Forte Numbers: A Very Short Primer


In my own practice I've been making less use of scale and arpeggio language lately and looking at more neutral, atonal terminology instead. There's a good chance this will show up in some upcoming posts so here's a primer.

In 12-tone music we're interested in working with collections of notes that can be used to give a specific "flavour" to a melodic line or harmony. In fact, as with scales and arpeggios, the notes aren't the important part: it's the intervallic structure they define that matters.

Look at a major triad: it's 1-3-5, meaning the first, third and fifth notes of the major scale in the appropriate key. But if we're not thinking tonally, this is less helpful. We'd prefer to say something like the following. Start on any note. Go up 4 semitones and you get the next note. Go up another 3 semitones and you get the third note. That's a major triad.

The problem is that you can voice the major triad in different ways, leading to different recipes. For example: start on any note, go up 7 semitones, then go up another 9. That produces the "same" major triad.
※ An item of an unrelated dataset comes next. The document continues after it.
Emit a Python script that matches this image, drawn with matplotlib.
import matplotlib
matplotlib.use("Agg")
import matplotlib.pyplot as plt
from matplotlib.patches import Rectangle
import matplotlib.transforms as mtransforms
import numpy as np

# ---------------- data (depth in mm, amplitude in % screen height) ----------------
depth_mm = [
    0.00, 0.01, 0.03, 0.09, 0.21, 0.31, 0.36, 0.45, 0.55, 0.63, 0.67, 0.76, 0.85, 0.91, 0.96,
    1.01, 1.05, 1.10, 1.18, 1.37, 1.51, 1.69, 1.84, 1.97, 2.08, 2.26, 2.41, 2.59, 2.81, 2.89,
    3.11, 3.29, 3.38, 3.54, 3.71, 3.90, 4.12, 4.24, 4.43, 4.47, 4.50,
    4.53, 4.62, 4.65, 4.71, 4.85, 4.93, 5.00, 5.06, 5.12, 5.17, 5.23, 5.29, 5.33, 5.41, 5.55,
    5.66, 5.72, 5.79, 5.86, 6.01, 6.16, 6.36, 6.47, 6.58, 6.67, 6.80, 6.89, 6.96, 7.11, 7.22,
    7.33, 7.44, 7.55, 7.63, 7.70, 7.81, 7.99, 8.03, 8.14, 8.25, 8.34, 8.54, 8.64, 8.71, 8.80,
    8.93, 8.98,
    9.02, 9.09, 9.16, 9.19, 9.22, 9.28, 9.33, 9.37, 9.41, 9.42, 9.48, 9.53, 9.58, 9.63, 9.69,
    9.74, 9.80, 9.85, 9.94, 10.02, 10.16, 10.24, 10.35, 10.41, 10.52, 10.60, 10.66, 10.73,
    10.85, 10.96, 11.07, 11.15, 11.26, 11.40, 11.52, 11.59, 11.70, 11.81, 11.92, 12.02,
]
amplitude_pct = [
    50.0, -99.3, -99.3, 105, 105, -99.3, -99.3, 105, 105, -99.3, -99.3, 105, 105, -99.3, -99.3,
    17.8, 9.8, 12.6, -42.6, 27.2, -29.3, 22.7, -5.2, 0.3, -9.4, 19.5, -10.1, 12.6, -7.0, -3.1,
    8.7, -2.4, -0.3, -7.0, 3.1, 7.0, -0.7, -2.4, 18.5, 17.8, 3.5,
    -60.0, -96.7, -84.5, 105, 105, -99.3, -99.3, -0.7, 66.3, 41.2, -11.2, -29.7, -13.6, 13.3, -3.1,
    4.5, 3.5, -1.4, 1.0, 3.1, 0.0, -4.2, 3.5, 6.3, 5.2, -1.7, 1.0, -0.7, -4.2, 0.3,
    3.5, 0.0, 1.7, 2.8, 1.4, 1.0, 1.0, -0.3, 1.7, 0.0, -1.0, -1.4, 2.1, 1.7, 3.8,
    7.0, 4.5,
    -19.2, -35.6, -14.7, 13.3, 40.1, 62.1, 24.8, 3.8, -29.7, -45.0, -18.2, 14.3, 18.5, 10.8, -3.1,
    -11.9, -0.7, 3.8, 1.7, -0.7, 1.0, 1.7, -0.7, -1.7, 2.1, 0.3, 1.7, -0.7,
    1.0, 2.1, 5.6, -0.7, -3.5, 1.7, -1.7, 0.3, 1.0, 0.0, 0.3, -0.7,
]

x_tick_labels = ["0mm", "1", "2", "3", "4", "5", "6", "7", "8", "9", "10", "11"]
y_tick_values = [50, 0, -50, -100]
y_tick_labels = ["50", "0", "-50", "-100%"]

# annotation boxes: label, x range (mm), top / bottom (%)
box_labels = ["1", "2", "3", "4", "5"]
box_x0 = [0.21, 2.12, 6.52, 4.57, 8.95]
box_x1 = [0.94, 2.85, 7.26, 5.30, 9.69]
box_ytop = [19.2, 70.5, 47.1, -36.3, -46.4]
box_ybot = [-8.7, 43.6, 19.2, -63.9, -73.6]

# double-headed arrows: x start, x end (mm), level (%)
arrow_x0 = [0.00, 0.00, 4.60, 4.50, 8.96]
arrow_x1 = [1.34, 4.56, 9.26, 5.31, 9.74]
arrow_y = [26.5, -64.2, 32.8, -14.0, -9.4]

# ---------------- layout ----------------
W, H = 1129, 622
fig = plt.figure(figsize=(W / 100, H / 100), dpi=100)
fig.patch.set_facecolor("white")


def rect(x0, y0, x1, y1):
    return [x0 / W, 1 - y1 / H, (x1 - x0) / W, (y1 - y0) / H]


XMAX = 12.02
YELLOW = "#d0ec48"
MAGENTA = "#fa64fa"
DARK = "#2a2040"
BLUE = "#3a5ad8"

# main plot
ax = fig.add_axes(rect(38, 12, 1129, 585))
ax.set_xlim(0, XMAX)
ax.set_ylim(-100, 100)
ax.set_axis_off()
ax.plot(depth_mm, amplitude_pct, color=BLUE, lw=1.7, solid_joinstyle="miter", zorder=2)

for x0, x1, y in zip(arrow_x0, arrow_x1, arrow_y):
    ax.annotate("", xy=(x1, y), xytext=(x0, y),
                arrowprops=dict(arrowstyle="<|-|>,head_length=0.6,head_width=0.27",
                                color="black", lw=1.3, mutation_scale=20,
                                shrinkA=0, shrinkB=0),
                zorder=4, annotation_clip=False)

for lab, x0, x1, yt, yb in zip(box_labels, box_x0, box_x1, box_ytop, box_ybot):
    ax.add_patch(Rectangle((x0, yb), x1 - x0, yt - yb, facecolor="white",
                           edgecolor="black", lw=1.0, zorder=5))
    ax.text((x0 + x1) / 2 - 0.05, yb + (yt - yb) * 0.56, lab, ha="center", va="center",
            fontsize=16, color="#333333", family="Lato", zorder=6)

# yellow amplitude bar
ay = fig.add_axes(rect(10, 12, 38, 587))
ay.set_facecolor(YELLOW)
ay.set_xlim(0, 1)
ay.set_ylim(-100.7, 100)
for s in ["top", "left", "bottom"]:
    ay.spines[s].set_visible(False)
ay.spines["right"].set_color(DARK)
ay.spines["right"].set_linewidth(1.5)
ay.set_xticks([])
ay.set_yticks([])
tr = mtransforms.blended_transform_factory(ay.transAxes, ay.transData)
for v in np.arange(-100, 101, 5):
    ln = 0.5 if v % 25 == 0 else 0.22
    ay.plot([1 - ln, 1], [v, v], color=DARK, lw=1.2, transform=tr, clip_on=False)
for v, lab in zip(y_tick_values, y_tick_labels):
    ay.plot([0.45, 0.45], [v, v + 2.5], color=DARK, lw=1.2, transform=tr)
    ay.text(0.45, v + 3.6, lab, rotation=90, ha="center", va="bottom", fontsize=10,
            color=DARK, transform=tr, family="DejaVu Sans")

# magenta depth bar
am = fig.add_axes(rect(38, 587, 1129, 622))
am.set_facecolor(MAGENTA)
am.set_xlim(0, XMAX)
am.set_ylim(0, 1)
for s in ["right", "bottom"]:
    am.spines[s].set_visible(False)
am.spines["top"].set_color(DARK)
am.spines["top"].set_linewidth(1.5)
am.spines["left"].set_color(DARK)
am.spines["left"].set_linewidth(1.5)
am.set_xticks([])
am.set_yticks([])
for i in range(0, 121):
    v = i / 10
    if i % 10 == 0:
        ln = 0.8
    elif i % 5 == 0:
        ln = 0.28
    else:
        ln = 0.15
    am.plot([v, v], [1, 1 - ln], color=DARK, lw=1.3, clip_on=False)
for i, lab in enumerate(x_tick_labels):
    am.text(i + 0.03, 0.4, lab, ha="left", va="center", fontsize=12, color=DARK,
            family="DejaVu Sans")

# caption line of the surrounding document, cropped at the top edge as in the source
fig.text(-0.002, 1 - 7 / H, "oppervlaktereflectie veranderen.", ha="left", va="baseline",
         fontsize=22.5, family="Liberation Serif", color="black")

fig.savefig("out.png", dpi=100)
Of course it's not the same, but it does contain notes with the same names (C, E and G) and we consider it to be the same type of thing.
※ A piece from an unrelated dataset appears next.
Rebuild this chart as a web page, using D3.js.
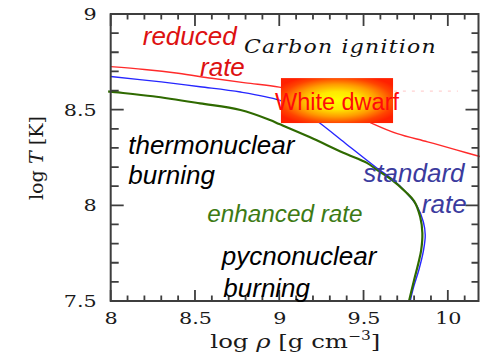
<!DOCTYPE html>
<html>
<head>
<meta charset="utf-8">
<script src="https://cdn.jsdelivr.net/npm/d3@7"></script>
<style>
  html, body { margin: 0; padding: 0; background: #fff; }
  svg { display: block; }
</style>
</head>
<body>
<svg id="chart" width="480" height="357"></svg>
<script>
// Carbon ignition curves in the (log rho, log T) plane.
// Each curve is a list of [log rho (g cm^-3), log T (K)] points.
const reducedRate = [
  [8.00, 8.725], [8.20, 8.710], [8.40, 8.690], [8.60, 8.664], [8.80, 8.640],
  [9.00, 8.618], [9.20, 8.575], [9.40, 8.495], [9.56, 8.425], [9.70, 8.375],
  [9.88, 8.332], [10.05, 8.290], [10.19, 8.255]
];
const standardRate = [
  [8.00, 8.673], [8.30, 8.645], [8.53, 8.620], [8.77, 8.592], [9.00, 8.550],
  [9.12, 8.505], [9.24, 8.430], [9.39, 8.326], [9.575, 8.198], [9.675, 8.133],
  [9.752, 8.068], [9.818, 7.995], [9.855, 7.913], [9.866, 7.845], [9.856, 7.766],
  [9.828, 7.662], [9.797, 7.573], [9.777, 7.500]
];
const enhancedRate = [
  [7.985, 8.596], [8.00, 8.594], [8.25, 8.570], [8.53, 8.533], [8.77, 8.498],
  [8.945, 8.446], [9.00, 8.425], [9.18, 8.357], [9.38, 8.275], [9.52, 8.222],
  [9.58, 8.185], [9.668, 8.133], [9.75, 8.070], [9.80, 8.022], [9.836, 7.940],
  [9.849, 7.855], [9.842, 7.766], [9.826, 7.700], [9.800, 7.610], [9.770, 7.500]
];

// White dwarf region: density and temperature extent.
const whiteDwarfRho = [9.01, 9.675];
const whiteDwarfT = [8.430, 8.665];
// Faint dashed guide at log T = 8.6.
const guideRho = [9.68, 10.06];
const guideT = 8.597;

// Axis ticks and labels.
const xTicks = [8, 8.5, 9, 9.5, 10];
const xTickLabels = ["8", "8.5", "9", "9.5", "10"];
const yTicks = [7.5, 8, 8.5, 9];
const yTickLabels = ["7.5", "8", "8.5", "9"];

const svg = d3.select("#chart");
const plotLeft = 110.7, plotRight = 478.5, plotTop = 14, plotBottom = 301;

const x = d3.scaleLinear().domain([8, 10.182]).range([plotLeft, plotRight]);
const y = d3.scaleLinear().domain([7.5, 9]).range([plotBottom, plotTop]);

const axisColor = "#3e3e3e";
const serif = "'DejaVu Serif', 'Liberation Serif', serif";
const sans = "'Liberation Sans', Arial, Helvetica, sans-serif";

// Box gradient: yellow core fading to red edges.
const defs = svg.append("defs");
const grad = defs.append("radialGradient")
  .attr("id", "wdGrad")
  .attr("cx", 0.5).attr("cy", 0.5).attr("r", 0.6);
grad.append("stop").attr("offset", 0).attr("stop-color", "#ffff00");
grad.append("stop").attr("offset", 0.33).attr("stop-color", "#ffe800");
grad.append("stop").attr("offset", 0.6).attr("stop-color", "#ff9c00");
grad.append("stop").attr("offset", 0.84).attr("stop-color", "#ff4400");
grad.append("stop").attr("offset", 1).attr("stop-color", "#ff2000");

// Curves
const line = d3.line()
  .x(d => x(d[0]))
  .y(d => y(d[1]))
  .curve(d3.curveCatmullRom.alpha(0.5));

svg.append("path").datum(reducedRate)
  .attr("d", line).attr("fill", "none")
  .attr("stroke", "#ff2a2a").attr("stroke-width", 1.4);
svg.append("path").datum(standardRate)
  .attr("d", line).attr("fill", "none")
  .attr("stroke", "#2626ff").attr("stroke-width", 1.4);
svg.append("path").datum(enhancedRate)
  .attr("d", line).attr("fill", "none")
  .attr("stroke", "#2f6a00").attr("stroke-width", 2.2);

// Faint dashed guide
svg.append("line")
  .attr("x1", x(guideRho[0])).attr("x2", x(guideRho[1]))
  .attr("y1", y(guideT)).attr("y2", y(guideT))
  .attr("stroke", "#ff9a9a").attr("stroke-opacity", 0.45)
  .attr("stroke-width", 1.2).attr("stroke-dasharray", "3,6");

// White dwarf box
svg.append("rect")
  .attr("x", x(whiteDwarfRho[0]))
  .attr("y", y(whiteDwarfT[1]))
  .attr("width", x(whiteDwarfRho[1]) - x(whiteDwarfRho[0]))
  .attr("height", y(whiteDwarfT[0]) - y(whiteDwarfT[1]))
  .attr("fill", "url(#wdGrad)");
svg.append("text")
  .attr("x", x((whiteDwarfRho[0] + whiteDwarfRho[1]) / 2))
  .attr("y", y(8.498))
  .attr("text-anchor", "middle")
  .attr("font-family", sans).attr("font-size", 23.5)
  .attr("fill", "#ff0a0a")
  .text("White dwarf");

// Frame and inward ticks on all four sides
const xMinor = d3.range(8.1, 10.15, 0.1).map(v => +v.toFixed(2)).filter(v => !xTicks.includes(v));
const yMinor = d3.range(7.6, 8.95, 0.1).map(v => +v.toFixed(2)).filter(v => !yTicks.includes(v));

const frame = svg.append("g");
frame.append("path")
  .attr("d", `M${plotLeft},${plotTop}H${plotRight}V${plotBottom}H${plotLeft}Z`)
  .attr("fill", "none").attr("stroke", axisColor).attr("stroke-width", 2);

const xTickSpec = xMinor.map(v => ({ v, bot: 5.5, top: 5.5 }))
  .concat(xTicks.map(v => ({ v, bot: 11, top: 12 })));
const yTickSpec = yMinor.map(v => ({ v, l: 8, r: 7 }))
  .concat(yTicks.map(v => ({ v, l: 13, r: 13 })));

// Tick marks as one path for all sides
const tickPath = (spec, fn) => spec.map(fn).join("");
frame.append("path")
  .attr("d", tickPath(xTickSpec, d => `M${x(d.v)},${plotBottom}V${plotBottom - d.bot}`)
    + tickPath(xTickSpec, d => `M${x(d.v)},${plotTop}V${plotTop + d.top}`)
    + tickPath(yTickSpec, d => `M${plotLeft},${y(d.v)}H${plotLeft + d.l}`)
    + tickPath(yTickSpec, d => `M${plotRight},${y(d.v)}H${plotRight - d.r}`))
  .attr("fill", "none").attr("stroke", axisColor).attr("stroke-width", 1.8);

// Tick labels from the axis generators
const xAxisG = svg.append("g").attr("transform", `translate(0,${plotBottom})`)
  .call(d3.axisBottom(x).tickValues(xTicks).tickSize(0)
    .tickPadding(11).tickFormat((d, i) => xTickLabels[i]));
const yAxisG = svg.append("g").attr("transform", `translate(${plotLeft},0)`)
  .call(d3.axisLeft(y).tickValues(yTicks).tickSize(0)
    .tickPadding(14).tickFormat((d, i) => yTickLabels[i]));
[xAxisG, yAxisG].forEach(g => g.selectAll(".domain, .tick line").remove());

const labelScale = 1.22;
xAxisG.selectAll(".tick text")
  .attr("font-family", serif).attr("font-size", 17).attr("fill", "#1a1a1a")
  .attr("transform", `scale(${labelScale},1)`);
yAxisG.selectAll(".tick text")
  .attr("font-family", serif).attr("font-size", 17).attr("fill", "#1a1a1a")
  .attr("x", -14 / labelScale)
  .attr("transform", `scale(${labelScale},1)`);

// Stretch a text element horizontally to a target width
function fitText(textSel, width, anchor) {
  const w0 = textSel.node().getComputedTextLength();
  const s = width / w0;
  const shift = anchor === "middle" ? -width / 2 : 0;
  textSel.attr("transform", `translate(${shift},0) scale(${s},1)`);
}

// Axis titles
const xt = svg.append("g").attr("transform", `translate(${(210.7 + 380) / 2},348)`)
  .append("text").attr("font-family", serif).attr("font-size", 19).attr("fill", "#1a1a1a");
xt.append("tspan").text("log ");
xt.append("tspan").attr("font-style", "italic").text("ρ");
xt.append("tspan").text(" [g  cm");
xt.append("tspan").attr("font-size", 12).attr("dy", -8).text("−3");
xt.append("tspan").attr("dy", 8).text("]");
fitText(xt, 170, "middle");

const yt = svg.append("g").attr("transform", "translate(43,158) rotate(-90)")
  .append("text").attr("font-family", serif).attr("font-size", 18).attr("fill", "#1a1a1a");
yt.append("tspan").text("log ");
yt.append("tspan").attr("font-style", "italic").text("T");
yt.append("tspan").text(" [K]");
fitText(yt, 84, "middle");

// Annotations
const ci = svg.append("g").attr("transform", `translate(${x(8.791)},${y(8.796)})`)
  .append("text").attr("font-family", serif).attr("font-style", "italic")
  .attr("font-size", 18).attr("fill", "#111").attr("letter-spacing", 1)
  .text("Carbon ignition");
fitText(ci, 193, "start");

const notes = [
  { t: "reduced", rho: 8.19, T: 8.838, c: "#dd1111", s: 26 },
  { t: "rate", rho: 8.53, T: 8.676, c: "#dd1111", s: 26 },
  { t: "thermonuclear", rho: 8.104, T: 8.267, c: "#000", s: 26 },
  { t: "burning", rho: 8.104, T: 8.110, c: "#000", s: 26 },
  { t: "standard", rho: 9.499, T: 8.123, c: "#3b3b9e", s: 26 },
  { t: "rate", rho: 9.846, T: 7.958, c: "#3b3b9e", s: 26 },
  { t: "enhanced rate", rho: 8.573, T: 7.911, c: "#3d7a14", s: 24.3 },
  { t: "pycnonuclear", rho: 8.659, T: 7.688, c: "#000", s: 26 },
  { t: "burning", rho: 8.668, T: 7.522, c: "#000", s: 26 }
];
svg.append("g").selectAll("text").data(notes).join("text")
  .attr("x", d => x(d.rho)).attr("y", d => y(d.T))
  .attr("font-family", sans).attr("font-style", "italic")
  .attr("font-size", d => d.s).attr("fill", d => d.c)
  .text(d => d.t);
</script>
</body>
</html>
So we need a way to gather up all the many ways to make a "major triad" into one box. We can do this by minimizing the intervals involved, following a standard recipe. The exact recipe isn't important for us: what matters is that it can be done. The resulting notes are said to be in "normal form".

In fact you can take any collection of the 12 notes of the chromatic scale and once you put them into normal form there aren't actually that many possibilities. They were (AFAIK) first listed by Allen Forte in his important 1973 book The Structure of Atonal Music.

Forte identifies each possibility by a pair of numbers like 3-11. The first number says how many notes are in it. The second it just its position in his list. It so happens that 3-11 is the major triad. Although they're a bit arbitrary, Forte's numbers have become a universal way to talk about collections of notes -- "pitch class sets", in the jargon -- without leaning on older tonal language that isn't always appropriate.

Here is Wikipedia's version of Forte's list. It's a bit nicer than the one in the original book. Wiki can be awful for music theory but in this case they did a good job. If you sometimes want to look up the Forte number of a bunch of notes of interest, along with a lot of other information, this calculator is worth bookmarking.

Here's a bit more about how this stuff works in case you're curious, but I'm unlikely to get deep into this stuff in posts here simply because it's not very accessible to casual readers. For the purposes of this blog we'll mostly use Forte's names for things that don't have good names already.